Sanemos nuestras sorderas
Le presentaron a Jesús un sordomudo, él lo separó de la multitud, lo llevó aparte, puso los dedos en sus orejas y dijo: “Effetá“, que significa “ábrete”: el sordo comenzó a escuchar normalmente. Él le sanó de su sordera y de su mudez, del punto de vista físico. Cristo es el mismo, ayer, hoy y siempre, de modo que Él sigue tocándonos y sanándonos, siempre y cuando lo busquemos de corazón sincero.
En algunas oportunidades hay que pedir muchas veces y soportar las “demoras” de Dios, pues en nuestros criterios Él debería actuar más rápidamente. Sin embargo, Él está profundamente interesado en nuestro bienestar, nuestra salud y nuestra prosperidad.
Además de las enfermedades orgánicas, que nos maltratan, también padecemos de otras psicológicas y espirituales, que seguramente nos maltratan bastante, y quebrantan a los que viven con nosotros.
El tema “oír al otro” es un desafío de nunca terminar. Empieza con las carreras de la vida, la lucha para pagar las cuentas del mes y de modo amenazador la “tiranía de las pantallas”: teléfono celular, televisión y computador, que no facilitan el diálogo de la pareja, ni de la familia.
Además, todo mundo quiere hablar, explicar el momento por qué pasa, dejar claro que es discriminado de modo injusto y tiene toda razón de quejarse, porque, al fin y al cabo, los otros “siempre” le fallan.

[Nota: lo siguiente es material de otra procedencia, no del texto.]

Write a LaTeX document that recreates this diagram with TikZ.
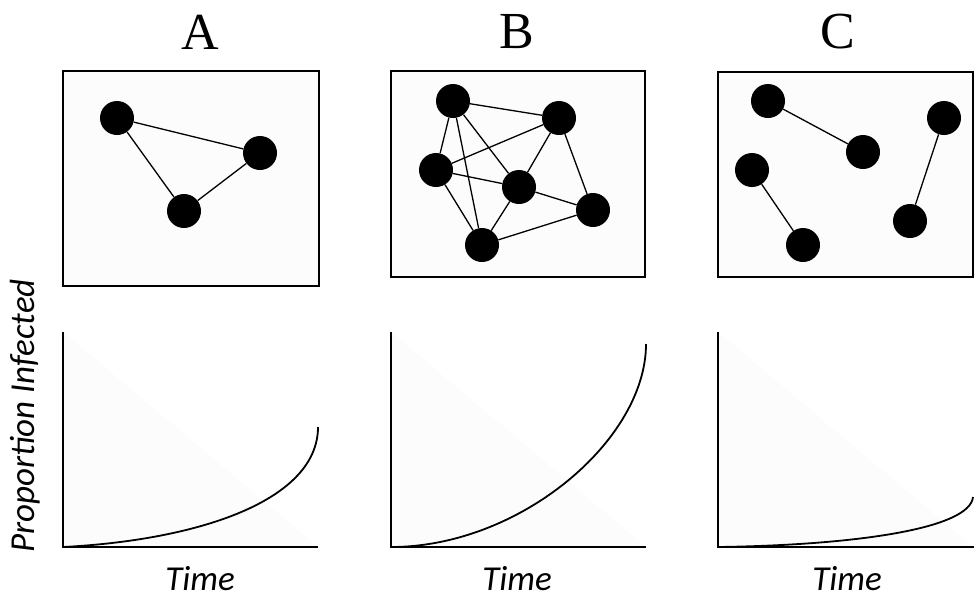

Asimismo, queremos detallar las razones de nuestras actitudes y manifestar los justificativos que llevan siempre a la misma conclusión: el otro es el culpable, y yo soy la víctima inocente. Por otro lado, pesa bastante el modo como se habla, ya que se puede ser cascarrabias, repetitivo y mal educado.
Jesús “hace oír a los sordos” y ahí está nuestra esperanza para superar la muralla de la incomunicación. Es necesario conocer más al Evangelio para empaparse de las estrategias que Él usa. En el texto de hoy, separa al enfermo del bullicio de la gente, o sea, uno debe ir para dentro de sí mismo.
El Señor toca sus oídos, ordena que se abran y este gesto es actualizado en nuestro Bautismo, es decir, consideremos tanto mi dignidad como hijo de Dios, cuanto la dignidad del otro: esto facilita el diálogo.
También es fundamental vaciar el propio corazón de este “yo” muy hinchado y soberbio. Cuando uno se juzga el superstar y la maravilla del mundo, ya de antemano lo que el otro diga es tontería, y no merece ser oído.
Tengamos más interés en escuchar a Cristo, y más delicadeza hacia nuestros familiares.